Little Hope is the second game in The Dark Pictures Anthology series. Created by Supermassive Games, the franchise is meant to be an expansive horror anthology spanning eight games. While the various titles take place within the same universe, each is a separate story. The developer has said that they envision every game exploring a different element of horror.
With Little Hope, Supermassive focuses on witchcraft across multiple timelines. There are also several gameplay improvements following feedback from players. But the game still falls short of being a great horror experience.
Little Hope starts with four college students on a field trip with their professor. A series of unfortunate events lead to the group having to stop in a New England town. In this fictionalized history, Little Hope was a hotbed for witch trials during the 1500s. It, therefore, has some connection to supernatural elements that slowly become more prominent. From this moment on, flashbacks help the player understand the history of the town. The group largely experience life as former residents who have met horrifying ends.
Like its predecessor, Little Hope isn’t a game that relies on jump scares. Instead, it’s a slow build that takes obvious inspiration from other psychological thrillers. The narrative builds up suspense deliberately over time. The developer also tries to avoid the over-the-top antics of other horror games. But the serious parts are simply not all that interesting. Ultimately, the story ends up being rather predictable and fails to properly engross. That doesn’t stop it from doing a job and it’s entertaining enough, especially given the short length of the game. Just don’t expect anything groundbreaking or a story on the level of a Stephen King novel.

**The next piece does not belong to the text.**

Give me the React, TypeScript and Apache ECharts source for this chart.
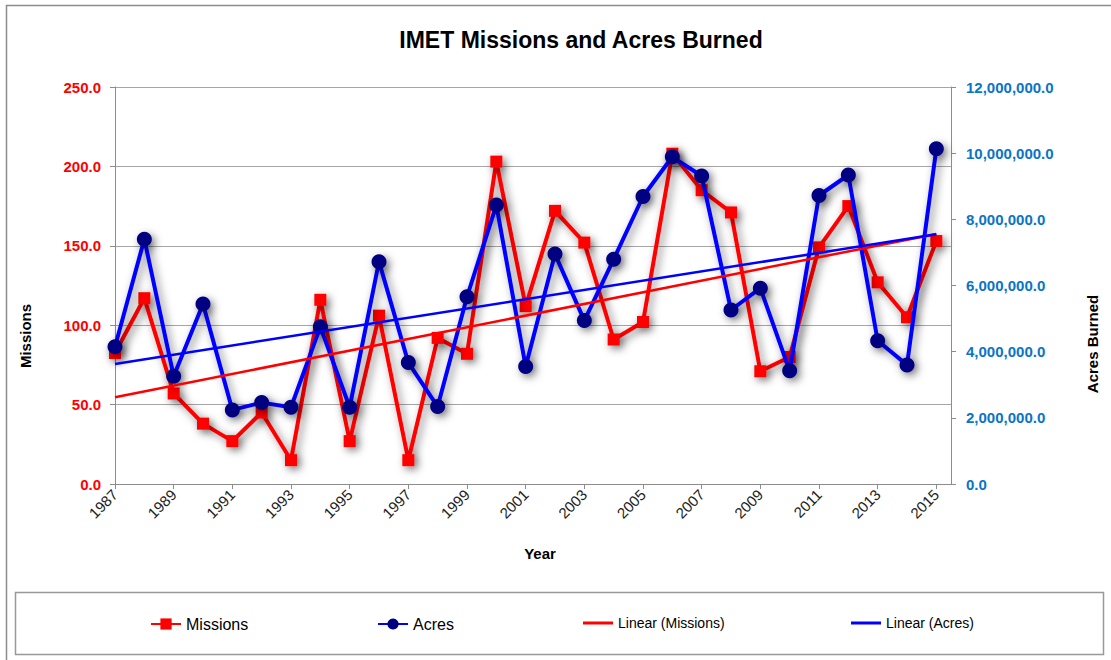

On the plus side, a major improvement in Little Hope compared to Man of Medan is the cast of characters. Most of them in the original game were unlikeable and difficult to relate to. This made their choices and actions seem even stranger than they were. Little Hope gets around that problem by using an array of individuals who seem very human. What that means is that it is easier to emphasize with them and get more involved in their lives.
In terms of gameplay, Little Hope will be familiar to anyone who has played a horror game in recent times. Players have to explore environments and make decisions as to how to proceed. This can be in conversations with other characters or deciding in normal gameplay. You also have to keep an eye out for clues and other important information. Most of the challenge comes from trying to keep the character alive. Any choice could lead to the death of a member of the cast in a single moment. Even if you do nothing “wrong,” a character can still permanently perish. This time around, though, the choices just don’t seem to have the same sort of weight to them.
The rest of the gameplay is made up of quick-time events. You’ll often have to press buttons following prompts on the screen. This is where the skill comes into the game, adding some proper gameplay into Little Hope. One really welcome addition to Little Hope is a warning that shows up before QTE. These types of games usually don’t require you to be all that alert in terms of holding a controller. But QTE can suddenly appear on-screen even in the middle of cutscenes. This was a common problem in Until Dawn and Mad of Medan. So, having an alert is nice as it lets you avoid a last-second panic from their surprise appearance.
The presentation might be the best thing about Little Hope. Considering the small size of the developer and the low price of the title, some might assume that the quality would suffer. That’s simply not the case.
There’s a huge amount of detail to every element, whether it is the environment or rooms you find yourself in or the characters themselves. Things take on a very realistic feeling, helping to engross you in the world. Combined with the sound design, this also helps build up an eerie atmosphere.
So, while Little Hope is rarely truly scary, it evokes a sense that something is always lurking in the background. Adding to the final touches are some great voice actors bringing the characters to life and giving them more personality.
Whether you will enjoy Little Hope will largely depend on how you feel about these types of games. Interactive horror titles have become a common trope, and some can feel like little more than walking simulators. There seem to be fewer actual interactive elements to this title as well. In fact, the QTEs are much easier than they were in Man of Medan.
While these aspects are a bit of a letdown, Little Hope does get a lot right compared to its predecessor. There’s a better cast of characters, a more streamlined story, and a more effective setting. For those reasons, Little Hope is certainly worth checking out if you are a horror fan. Yet, it might not be a good fit for other players.
The Dark Pictures Anthology: Little Hope is available for PC, PS4, and Xbox One.